Washington is concerned that if Ankara uses it alongside US-made weapons, it could allow the Kremlin access to American military secrets.
As a result of the purchase, the US removed Turkey from the F-35 fighter jet program amid fears Moscow could figure out its stealth technology, and thus gain the ability to shoot down the aircraft.
Selcuki, a pollster, said he did not think Ankara was testing the S-400s to distract domestic attention from other issues, such as the ailing economy, because it did not garner a lot of attention amid a busy news cycle.
“There must be a reason; I just don’t know it. I can’t read what it is,” he said.
Turkey’s reliance on the US heightens the risks for the Anatolian nation if a falling out occurs. It has many rivals and few allies in the region.
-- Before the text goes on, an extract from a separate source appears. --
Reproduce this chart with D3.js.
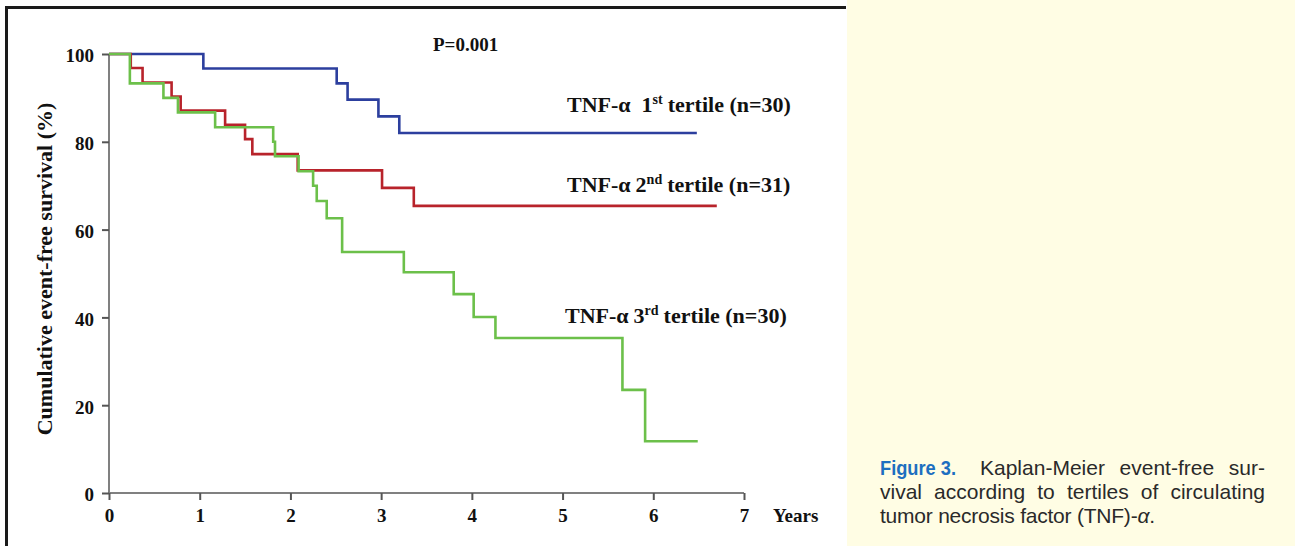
<!DOCTYPE html>
<html>
<head>
<meta charset="utf-8">
<script src="https://cdn.jsdelivr.net/npm/d3@7"></script>
<style>
  html, body { margin: 0; padding: 0; background: #fff; }
  svg { display: block; }
</style>
</head>
<body>
<svg id="chart" width="1295" height="546"></svg>
<script>
// ---- Data ----
const xTicks = [0, 1, 2, 3, 4, 5, 6, 7];
const yTicks = [0, 20, 40, 60, 80, 100];

const tertile1Time = [0, 1.04, 2.51, 2.63, 2.97, 3.20, 6.48];
const tertile1Surv = [100, 96.7, 93.3, 89.6, 85.8, 82.0, 82.0];

const tertile2Time = [0, 0.24, 0.37, 0.69, 0.79, 1.28, 1.50, 1.58, 2.08, 3.01, 3.36, 6.70];
const tertile2Surv = [100, 96.8, 93.5, 90.3, 87.1, 83.9, 80.6, 77.2, 73.5, 69.5, 65.4, 65.4];

const tertile3Time = [0, 0.23, 0.60, 0.76, 1.17, 1.81, 1.83, 2.09, 2.25, 2.29, 2.40, 2.57, 3.25, 3.80, 4.02, 4.26, 5.66, 5.91, 6.49];
const tertile3Surv = [100, 93.3, 90.0, 86.7, 83.3, 80.0, 76.7, 73.3, 70.0, 66.5, 62.6, 54.9, 50.3, 45.3, 40.1, 35.3, 23.5, 11.8, 11.8];

const seriesNames = ["1st", "2nd", "3rd"];
const seriesN = [30, 31, 30];
const seriesColors = ["#2c3f9e", "#b8232b", "#6cc04a"];

const captionLines = [
  "Kaplan-Meier event-free sur-",
  "vival according to tertiles of circulating",
  "tumor necrosis factor (TNF)-"
];

// ---- Layout ----
const svg = d3.select("#chart");
const W = 1295, H = 546;
const x = d3.scaleLinear().domain([0, 7]).range([109, 744]);
const y = d3.scaleLinear().domain([0, 100]).range([493, 54]);

// right yellow panel
svg.append("rect").attr("x", 847).attr("y", 0).attr("width", W - 847).attr("height", H).attr("fill", "#fffde4");

// black frame (top + left)
svg.append("path").attr("d", "M6.5,546 L6.5,7.5 L846,7.5").attr("fill", "none").attr("stroke", "#1a1a1a").attr("stroke-width", 3);

const serif = "'Liberation Serif', 'Times New Roman', serif";

// axes
const yAxis = d3.axisLeft(y).tickValues(yTicks).tickSize(7).tickPadding(8).tickFormat(d3.format("d"));
const xAxis = d3.axisBottom(x).tickValues(xTicks).tickSize(7).tickPadding(9).tickFormat(d3.format("d"));

const gy = svg.append("g").attr("transform", `translate(${x(0)},0)`).call(yAxis);
const gx = svg.append("g").attr("transform", `translate(0,${y(0)})`).call(xAxis);

[gx, gy].forEach(g => {
  g.select(".domain").attr("stroke", "#808080").attr("stroke-width", 2);
  g.selectAll(".tick line").attr("stroke", "#555").attr("stroke-width", 2);
  g.selectAll(".tick text").attr("font-family", serif).attr("font-weight", "bold")
    .attr("font-size", 19).attr("fill", "#111");
});
gy.select(".domain").attr("d", `M0,${y(100)}V${y(0)}`);
gx.select(".domain").attr("d", `M${x(0)},0H${x(7)}`);
gy.selectAll(".tick text").attr("dy", "0.42em");

// axis labels
svg.append("text")
  .attr("transform", `translate(52,${(100 + 438) / 2}) rotate(-90)`)
  .attr("text-anchor", "middle")
  .attr("font-family", serif).attr("font-weight", "bold").attr("font-size", 22).attr("fill", "#111")
  .text("Cumulative event-free survival (%)");

svg.append("text")
  .attr("x", 773).attr("y", 522)
  .attr("font-family", serif).attr("font-weight", "bold").attr("font-size", 19).attr("fill", "#111")
  .text("Years");

// curves
const line = d3.line().x(d => x(d[0])).y(d => y(d[1])).curve(d3.curveStepAfter);
const series = [
  d3.zip(tertile1Time, tertile1Surv),
  d3.zip(tertile2Time, tertile2Surv),
  d3.zip(tertile3Time, tertile3Surv)
];
series.forEach((s, i) => {
  svg.append("path").datum(s)
    .attr("d", line)
    .attr("fill", "none")
    .attr("stroke", seriesColors[i])
    .attr("stroke-width", 2.6);
});

// P value
svg.append("text")
  .attr("x", 433).attr("y", 51)
  .attr("font-family", serif).attr("font-weight", "bold").attr("font-size", 19).attr("fill", "#111")
  .text("P=0.001");

// series labels
const labelPos = [[567, 112], [567, 192], [565, 323]];
seriesNames.forEach((nm, i) => {
  const t = svg.append("text")
    .attr("x", labelPos[i][0]).attr("y", labelPos[i][1])
    .attr("font-family", serif).attr("font-weight", "bold").attr("font-size", 22).attr("fill", "#111");
  t.append("tspan").text("TNF-α");
  t.append("tspan").attr("dx", i === 0 ? 11 : 5).text(nm[0]);
  t.append("tspan").attr("font-size", 14).attr("dy", -8).text(nm.slice(1));
  t.append("tspan").attr("dy", 8).attr("dx", 5).text(`tertile (n=${seriesN[i]})`);
});

// caption
const capSans = "'Liberation Sans', Arial, Helvetica, sans-serif";
svg.append("text")
  .attr("x", 880).attr("y", 475)
  .attr("font-family", "'Liberation Sans Narrow', 'Liberation Sans', Arial, sans-serif")
  .attr("font-weight", "bold").attr("font-size", 20).attr("fill", "#1d6fc0")
  .attr("textLength", 76).attr("lengthAdjust", "spacingAndGlyphs")
  .text("Figure 3.");

const capX = [[980, 1265], [880, 1265], [880, 1155]];
const capY = [475, 499, 523];
captionLines.forEach((ln, i) => {
  const t = svg.append("text")
    .attr("x", capX[i][0]).attr("y", capY[i])
    .attr("font-family", capSans).attr("font-size", 21).attr("fill", "#2a2a2a");
  t.append("tspan").text(ln);
  if (i === captionLines.length - 1) {
    t.append("tspan").attr("font-style", "italic").text("α");
    t.append("tspan").text(".");
  }
  // justify by word spacing
  const natural = t.node().getComputedTextLength();
  const target = capX[i][1] - capX[i][0];
  const spaces = (ln.match(/ /g) || []).length;
  if (i < captionLines.length - 1 && spaces > 0) {
    t.attr("word-spacing", (target - natural) / spaces);
  } else {
    t.attr("letter-spacing", (target - natural) / (ln.length + 1));
  }
});
</script>
</body>
</html>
With increasing aggression and a military presence in Syria, Iraq and Libya, Ankara has strained relations even with those that are officially considered allies, such as fellow NATO member states.
Its location bordering Syria, Iran and Iraq provides Turkey both leverage and vulnerability in its international relations.
Ankara was an important ally to the US, which used a Turkish air base in the country’s southeast to strike Islamic State. At the same time, Ankara has to compete for influence in Syria with Russia, a stronger power that has kept Turkey’s foe, Syrian President Bashar al-Assad, in power.
NATO membership provides Ankara with weight to counter the Kremlin and deter it from attacking Turkey on its own soil.
“The US certainly has the capacity to impose serious sanctions, if it so desires,” Brad Sester, a former Treasury Department official, told The Media Line. “I would think that the Pentagon and others would certainly be pressing for… some consequences.”
Turkey’s banking sector is especially vulnerable, Sester says.
The country’s economy has suffered since US sanctions were imposed in 2018 over Turkey’s detention of American pastor Andrew Brunson. Those sanctions led to a currency meltdown, especially painful for a country that depends on exports and foreign investment, with the accompanying foreign debt.
The lira never fully recovered and has again significantly weakened during the coronavirus pandemic, and there are serious concerns over how much currency reserves the government has left.
Erdoğan has been unwilling to raise interest rates, which economists say is needed to stabilize the lira.
“Turkey’s fragile situation means any sanctions run the risk of generating significant financial collateral damage,” Sester said.
Selcuki says that with the country’s finances already under a lot of stress, any additional problems would be especially harmful.
“The Turkish economy only needs good news nowadays, so… any negative news is bad timing right now,” he said.